Just one month ago, another accident raised questions about the safety of this type of commuter travel when a train on the Yellow Line of the Washington Metro filled with smoke.  It took rescuers forty-five minutes to reach the passengers who were in the dark feeling like they were choking to death.  One person died.

Yesterday, the news also featured a guy who walks twenty-one miles to and from work every day.  At first, I felt a bit sorry for him.  Now I think he may actually be on to something.

The Metro-North train accident occurred along the Harlem Line which I have traveled.  It’s a very busy commuter line with well-dressed polite passengers making their way to and from work to the suburbs of New York.  It’s awful to think of people much like the passengers I personally see quite often just going about their business one minute and then being consumed by flames the next.  The accident was so horrific that many of the dead can only be identified with dental records.

We will all mourn the fate of these passengers over the next week, but we should also ask a serious question after the events of the past month or so.

Is train travel safe enough?

This is an important question since for financial and convenience issues many Americans have no other way to get to and from their jobs than by train.  Also, government officials often encourage such mass transportation as a means of lessening our carbon footprints.

My husband and I just crossed the country by train.  At times, it seemed that the train was not in the best repair although I’m not complaining.
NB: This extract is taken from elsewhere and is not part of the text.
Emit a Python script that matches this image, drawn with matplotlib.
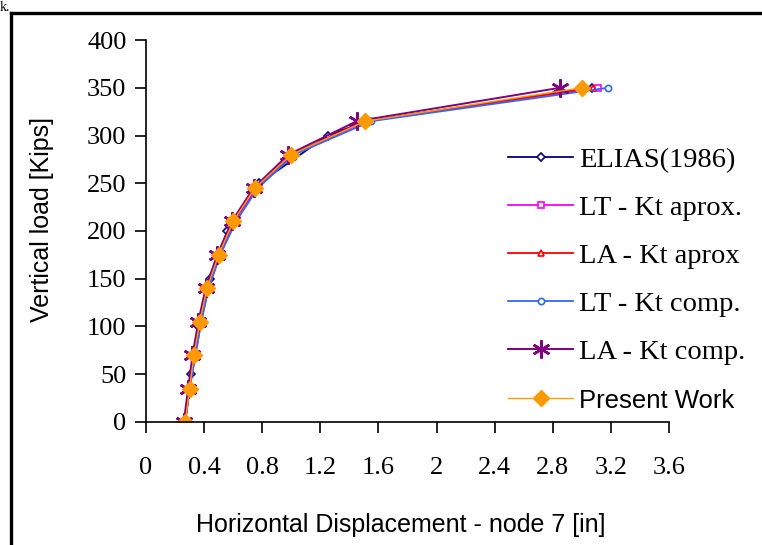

Overall, we had a wonderful trip. Still, we did notice the little things that could spell bigger problems.  For instance, a door didn’t work between our two rooms.  When we mentioned it to the staff, they told us that unfortunately not much money goes into train infrastructure and repair these days.  If that affects something as simple as a working interior door, imagine what it might mean for something much more significant.
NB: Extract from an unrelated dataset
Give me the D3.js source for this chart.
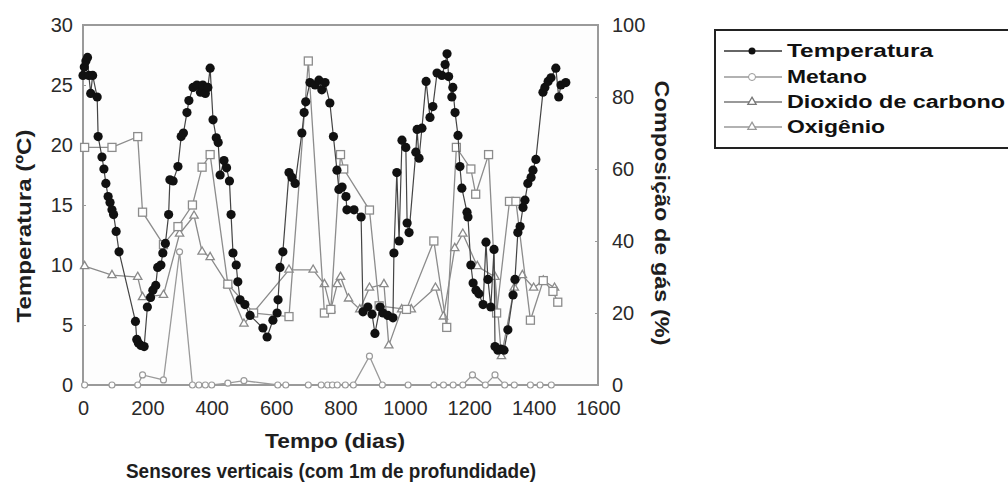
<!DOCTYPE html>
<html><head><meta charset="utf-8">
<script src="https://cdn.jsdelivr.net/npm/d3@7"></script>
<style>
body{margin:0;background:#fff;}
text{font-family:Arial,"Liberation Sans",sans-serif;}
</style></head>
<body><svg id="c" width="1008" height="488"></svg>
<script>
const xTicks=[0,200,400,600,800,1000,1200,1400,1600];
const tTicks=[0,5,10,15,20,25,30];
const gTicks=[0,20,40,60,80,100];
const seriesNames=["Temperatura","Metano","Dioxido de carbono","Oxigênio"];

const temperatura=[[0,25.8],[4,26.5],[9,27.0],[14,27.3],[18,25.8],[24,24.3],[30,25.8],[44,24.0],[47,20.7],[59,19.0],[65,18.0],[71,16.8],[78,15.7],[84,15.2],[90,14.6],[95,14.2],[103,12.8],[112,11.1],[163,5.3],[167,3.8],[172,3.5],[180,3.3],[190,3.2],[200,6.5],[210,7.3],[217,7.9],[226,8.3],[232,9.8],[242,10.0],[248,11.0],[256,11.8],[266,14.2],[270,17.1],[280,17.0],[295,18.2],[305,20.7],[312,21.0],[323,22.7],[329,23.7],[342,24.8],[354,25.0],[365,24.4],[372,25.0],[380,24.3],[388,24.8],[395,26.4],[404,22.1],[414,20.6],[420,20.2],[426,17.5],[438,18.7],[446,18.1],[455,17.0],[460,14.2],[466,11.0],[476,10.0],[481,8.6],[488,7.1],[503,6.7],[519,5.8],[559,4.75],[572,4.0],[590,5.4],[603,6.0],[606,7.1],[612,9.8],[621,11.1],[640,17.7],[649,17.3],[659,16.8],[680,21.0],[687,22.7],[692,23.6],[705,25.2],[721,25.0],[733,25.4],[742,24.6],[752,25.2],[767,23.5],[778,20.7],[789,17.9],[795,16.3],[805,16.5],[817,15.7],[820,14.6],[842,14.6],[864,14.0],[870,6.1],[885,6.5],[898,5.9],[907,4.3],[923,6.5],[932,6.0],[947,5.8],[963,5.6],[966,11.0],[975,17.7],[982,12.0],[991,20.4],[1003,19.8],[1007,13.5],[1013,12.7],[1034,19.4],[1038,21.3],[1044,18.9],[1053,21.4],[1066,25.3],[1078,22.3],[1087,23.2],[1100,26.0],[1115,25.8],[1125,26.7],[1131,27.6],[1136,25.7],[1146,24.0],[1149,24.8],[1156,22.7],[1165,20.8],[1171,18.2],[1177,16.4],[1193,14.4],[1196,14.0],[1205,10.0],[1212,8.5],[1221,7.9],[1230,7.6],[1243,6.7],[1252,11.9],[1258,8.8],[1267,6.5],[1277,11.3],[1280,3.2],[1289,2.9],[1298,3.0],[1308,2.9],[1320,4.6],[1336,7.5],[1342,8.8],[1351,12.7],[1358,13.2],[1367,14.8],[1373,15.4],[1382,16.8],[1392,17.3],[1398,17.9],[1407,18.8],[1429,24.4],[1435,24.8],[1445,25.3],[1454,25.6],[1469,26.4],[1478,24.0],[1485,25.0],[1500,25.2]];

const metano=[[5,66],[90,66],[170,69],[185,48],[250,39],[295,44],[340,50],[370,60.5],[395,64],[450,28],[530,20],[640,19],[700,90],[750,20],[770,21],[800,64],[810,60],[890,48.6],[920,22],[1005,21],[1090,40],[1130,16],[1160,66],[1205,60],[1220,53],[1260,64],[1285,20],[1325,51],[1345,51],[1390,18],[1430,29],[1460,26],[1475,23]];

const dioxido=[[5,33],[90,30.5],[170,30],[185,24.4],[250,25],[300,42],[345,47],[370,37],[395,35.5],[450,27.8],[500,17],[640,32],[715,32],[750,28],[770,21],[790,28],[800,30],[825,24],[860,21],[890,27],[935,28],[950,11],[990,21],[1020,21],[1095,27],[1120,19],[1155,38],[1180,42],[1225,33],[1280,30],[1300,8],[1340,27],[1365,30.5],[1400,27],[1430,29],[1465,27]];

const oxigenio=[[5,0],[90,0],[170,0],[185,2.8],[250,1.4],[300,37],[340,0],[360,0],[380,0],[400,0],[450,0.5],[500,1.2],[605,0],[630,0],[700,0],[740,0],[760,0],[775,0],[790,0],[815,0],[840,0],[890,8],[930,0],[1010,0],[1090,0],[1120,0],[1150,0],[1180,0],[1210,2.8],[1250,0],[1280,2.8],[1310,0],[1340,0],[1390,0],[1420,0],[1455,0]];

const svg=d3.select("#c");
const x=d3.scaleLinear().domain([0,1600]).range([83,598]);
const yT=d3.scaleLinear().domain([0,30]).range([385,25]);
const yG=d3.scaleLinear().domain([0,100]).range([385,25]);

svg.append("rect").attr("x",83).attr("y",25).attr("width",515).attr("height",360)
  .attr("fill","#fdfdfd").attr("stroke","#9a9a9a").attr("stroke-width",2);

const axStyle=g=>{g.select(".domain").remove();g.selectAll("line").attr("stroke","#999");
  g.selectAll("text").attr("font-size",20).attr("fill","#2a2a2a");};
svg.append("g").attr("transform","translate(0,385)")
  .call(d3.axisBottom(x).tickValues(xTicks).tickFormat(d3.format("d")).tickSize(0).tickPadding(16)).call(axStyle);
svg.append("g").attr("transform","translate(83,0)")
  .call(d3.axisLeft(yT).tickValues(tTicks).tickFormat(d3.format("d")).tickSize(-3).tickPadding(10)).call(axStyle);
svg.append("g").attr("transform","translate(598,0)")
  .call(d3.axisRight(yG).tickValues(gTicks).tickFormat(d3.format("d")).tickSize(-3).tickPadding(14)).call(axStyle);

const lineT=d3.line().x(d=>x(d[0])).y(d=>yT(d[1]));
const lineG=d3.line().x(d=>x(d[0])).y(d=>yG(d[1]));
const tri=d3.symbol().type(d3.symbolTriangle).size(30);

function gas(data,color,marker){
  svg.append("path").datum(data).attr("d",lineG).attr("fill","none").attr("stroke",color).attr("stroke-width",1.3);
  const g=svg.append("g");
  data.forEach(d=>{
    if(marker==="sq") g.append("rect").attr("x",x(d[0])-4).attr("y",yG(d[1])-4).attr("width",8).attr("height",8)
      .attr("fill","#fff").attr("stroke",color).attr("stroke-width",1.3);
    else if(marker==="tri") g.append("path").attr("d",tri()).attr("transform",`translate(${x(d[0])},${yG(d[1])})`)
      .attr("fill","#fff").attr("stroke",color).attr("stroke-width",1.3);
    else g.append("circle").attr("cx",x(d[0])).attr("cy",yG(d[1])).attr("r",3)
      .attr("fill","#fff").attr("stroke",color).attr("stroke-width",1.2);
  });
}
gas(oxigenio,"#9a9a9a","circ");
gas(dioxido,"#8a8a8a","tri");
gas(metano,"#8c8c8c","sq");

svg.append("path").datum(temperatura).attr("d",lineT).attr("fill","none").attr("stroke","#444").attr("stroke-width",1.2);
svg.append("g").selectAll("circle").data(temperatura).join("circle")
  .attr("cx",d=>x(d[0])).attr("cy",d=>yT(d[1])).attr("r",4.6).attr("fill","#111");

function title(tr,len,size,txt){
  svg.append("text").attr("transform",tr).attr("text-anchor","middle").attr("font-size",size)
    .attr("font-weight","bold").attr("fill","#1e1e1e").attr("textLength",len).attr("lengthAdjust","spacingAndGlyphs").text(txt);
}
title("translate(335,448)",140,20,"Tempo (dias)");
title("translate(331,478)",410,20,"Sensores verticais (com 1m de profundidade)");
title("translate(31,226) rotate(-90)",193,20,"Temperatura (ºC)");
title("translate(655,213) rotate(90)",265,20,"Composição de gás (%)");

const lg=svg.append("g");
lg.append("rect").attr("x",715).attr("y",30).attr("width",300).attr("height",118).attr("fill","#fff").attr("stroke","#222").attr("stroke-width",2);
const rowY=[51,77,102,127];
const lcol=["#333","#999","#777","#999"];
const legLen=[146,80,218,98];
seriesNames.forEach((n,i)=>{
  const y=rowY[i];
  lg.append("line").attr("x1",724).attr("x2",782).attr("y1",y).attr("y2",y).attr("stroke",lcol[i]).attr("stroke-width",1.3);
  if(i===0) lg.append("circle").attr("cx",752).attr("cy",y).attr("r",3.5).attr("fill","#111");
  else if(i===1) lg.append("circle").attr("cx",752).attr("cy",y).attr("r",3.5).attr("fill","#fff").attr("stroke","#999");
  else lg.append("path").attr("d",tri()).attr("transform",`translate(752,${y})`).attr("fill","#fff").attr("stroke",lcol[i]).attr("stroke-width",1.3);
  lg.append("text").attr("x",787).attr("y",y+6).attr("font-size",18).attr("font-weight","bold").attr("fill","#111")
    .attr("textLength",legLen[i]).attr("lengthAdjust","spacingAndGlyphs").text(n);
});
</script></body></html>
While I won’t stop riding the train, I’ll travel differently in the future.  I’ll always check out escape and emergency route procedures very carefully.  For drivers, I’d suggest thinking carefully about strategies for driving around train tracks, particularly at rush hour.

Unfortunately, train travel seems to be a forgotten mode of travel just as more and more Americans are forced to use it as a principal mode of travel.  That’s horrible and needs to change.  Either run the trains safely and on time or don’t run them at all. As citizens, we should demand that our elected officials give train travel much more attention than they’re giving it to date.

Train travel is important to the daily lives of many Americans, and it certainly needs to be treated as such.